An opposing bill, presented by 37 lawmakers, calls for a definition of marriage as the union of one man and one woman to be enshrined in the constitution.
The bill allowing same-sex marriages would need only a simple majority in the 200-seat house, while the constitutional change would require 120 votes.
Most western European countries permit same-sex marriage, but the only formerly communist region where it is legal is the east of now-unified Germany
Unlike neighbouring Poland and Slovakia, the Czech Republic is one of Europe’s most secular societies and religious groups have a relatively weak voice.
In a poll conducted in May, 50 percent of respondents supported gay marriage. Seventy-four percent approved of the existing registered partnership option.
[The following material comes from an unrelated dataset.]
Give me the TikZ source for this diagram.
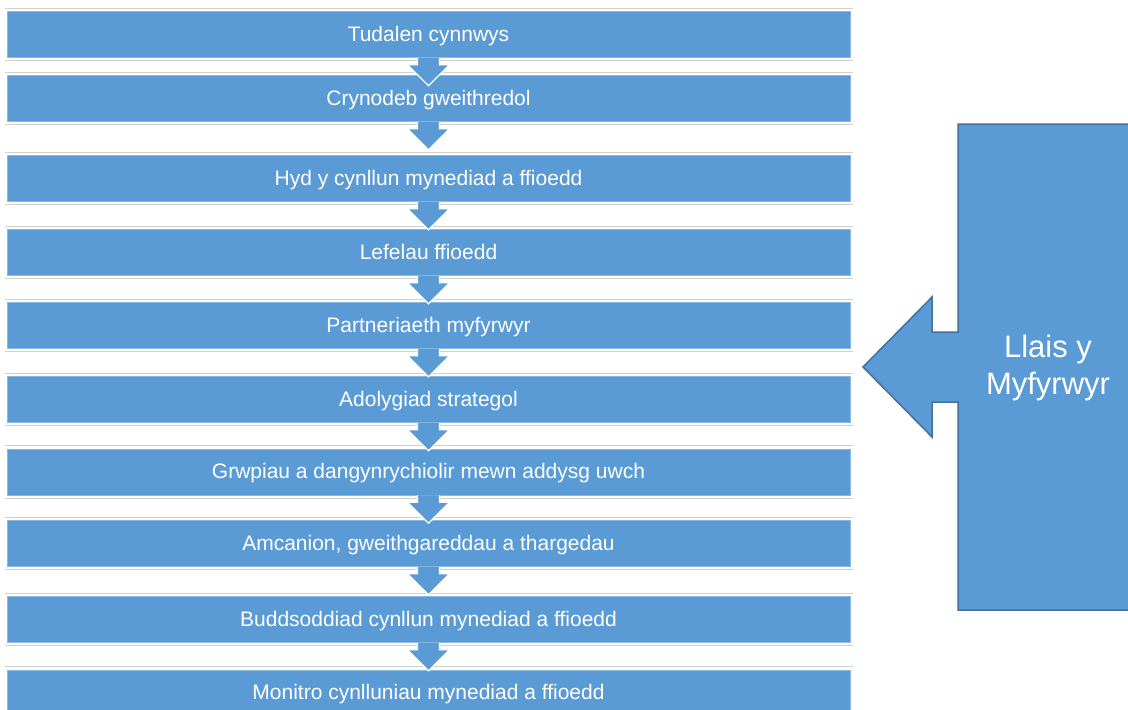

Prime Minister Andrej Babis said on Friday his government backed the legislation to introduce same-sex marriage. But it is uncertain when the parliament may get to a vote on the rival bills as the parties have been struggling to create a full-fledged administration since last October’s election.
Babis’s centrist ANO party won that vote by a large margin and formed a minority government, but he failed to secure parliamentary support. He is now trying to form a new cabinet with the centre-left Social Democrats that would also need the backing of the Communist party.